Cyrus R. Vance, Jr., District Attorney, New York (Yuval Simchi-Levi of counsel), for respondent.

Judgment, Supreme Court, New York County (Carol Berkman, J.), rendered October 5, 2011, as amended October 15, 2011, convicting defendant, after a jury trial, of criminal possession of stolen property in the fourth degree and bail jumping in the second degree, and sentencing him, as a second felony offender, to consecutive terms of two to four years, unanimously affirmed.

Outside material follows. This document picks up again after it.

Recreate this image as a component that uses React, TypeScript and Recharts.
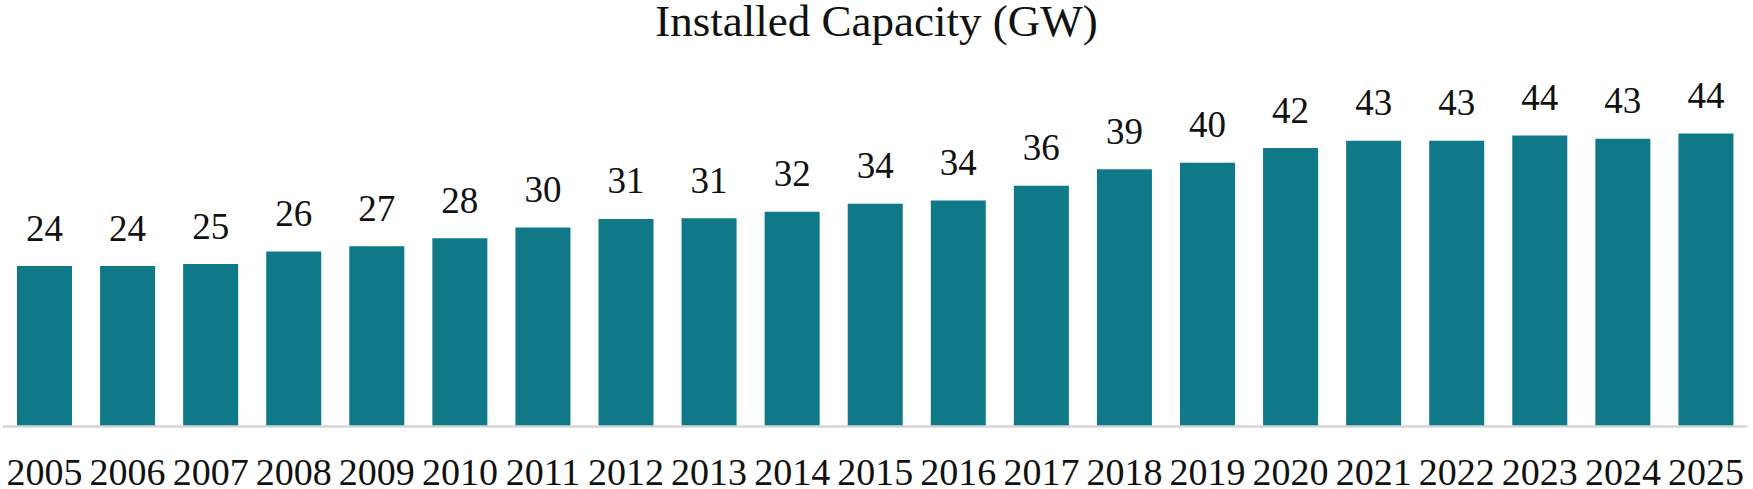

We reject defendant's claim that the verdict convicting him of criminal possession of stolen property was against the weight of the evidence (see People v Danielson, 9 NY3d 342, 348-349 [2007]). There is no basis for disturbing the jury's credibility determinations. There was ample evidence that defendant knowingly participated in a scheme to use stolen funds from a fraudulent account to purchase and cash money orders, and that he knowingly possessed stolen property valued in excess of $1,000.

Defendant did not preserve his challenge to the sufficiency of the evidence supporting his bail jumping conviction, and we decline to review it in the interest of justice. As an alternative holding, we find that the evidence established the elements of the crime (see Penal Law § 215.56). Concur—Mazzarelli, J.P., Acosta, Renwick, Freedman and Manzanet-Daniels, JJ.